Many of thee applications you'll use in Windows 8 will operate in the desktop environment and that means that instead of filling thee entire screen the way metro applications do, they might fill just a window of a particular size, but in most cases you can (INAUDIBLE) Actually change the size of that window. For example, I'm browsing a Web page in Internet Explorer at the moment. And you can see that the page is taking up more space than is available. Now I can't necessarily fit an entire page on to the screen. That depends in large part on just how big the page is. In this case regardless of how large I make this window it will take scrolling at least vertically but I can adjust the size and position of this window. To begin with I can move a window around all I need to do is click on the title bar and drag to move that window into a different location. I can also resize the window.
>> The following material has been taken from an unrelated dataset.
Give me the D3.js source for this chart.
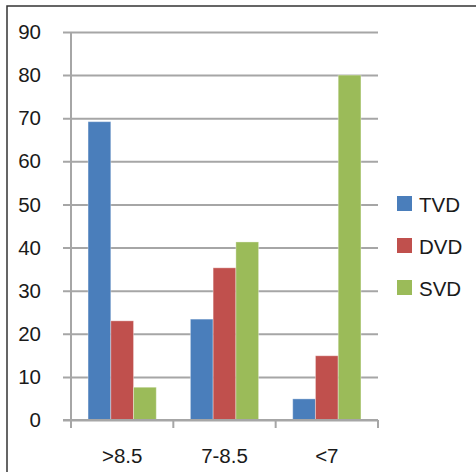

For example I can move my mouse over to the right edge and then when I see that double headed arrow icon for my mouse pointer I can click and drag to the right in this case to enlarge the window. Or to the left to reduce the size of the window. I can also grab a corner if I want to re-size both the height and width at the same time. There are also some snapping behaviors that you might want to take advantage of. If I drag downward towards the task bar, at some point I'll see a little circle indicating that I've reached the bottom and that if I release the mouse, the window will automatically be re-sized.
To fill the available height, and I can do the same thing for the width. I can also move the window around while it's vertically enlarged, so to speak. And I can grab a corner to resize the window altogether. If the window is relatively small in the display area, I can also drag the title bar upward, toward the top of the screen. And when I reach the top, you'll see that I get an overall halo around my desktop environment. If I release the mouse there, the window will be maximized. In other words it will take up all of the available space.
I also have some control buttons at the top right of the window display. The first of those buttons is Minimize, that will minimize the window down to the task bar, so that the window essentially disappears, I can then click on the task bar icon for that application to bring the window back. The second button toggles between what's called restore down and maximize at the moment because my window is already maximized if I click this button the window will be restored down to its original smaller size and if I click that button a second time. The window will be maximized to fill all of the available space. And finally, when I'm finished with this widow all together, and I'm ready to close it, I can simply click the X button to close that particular window, in essence, closing that application, in this case, Internet Explorer. So that gives you a sense of the overall basics when it comes to working with windowed applications within the desktop environment.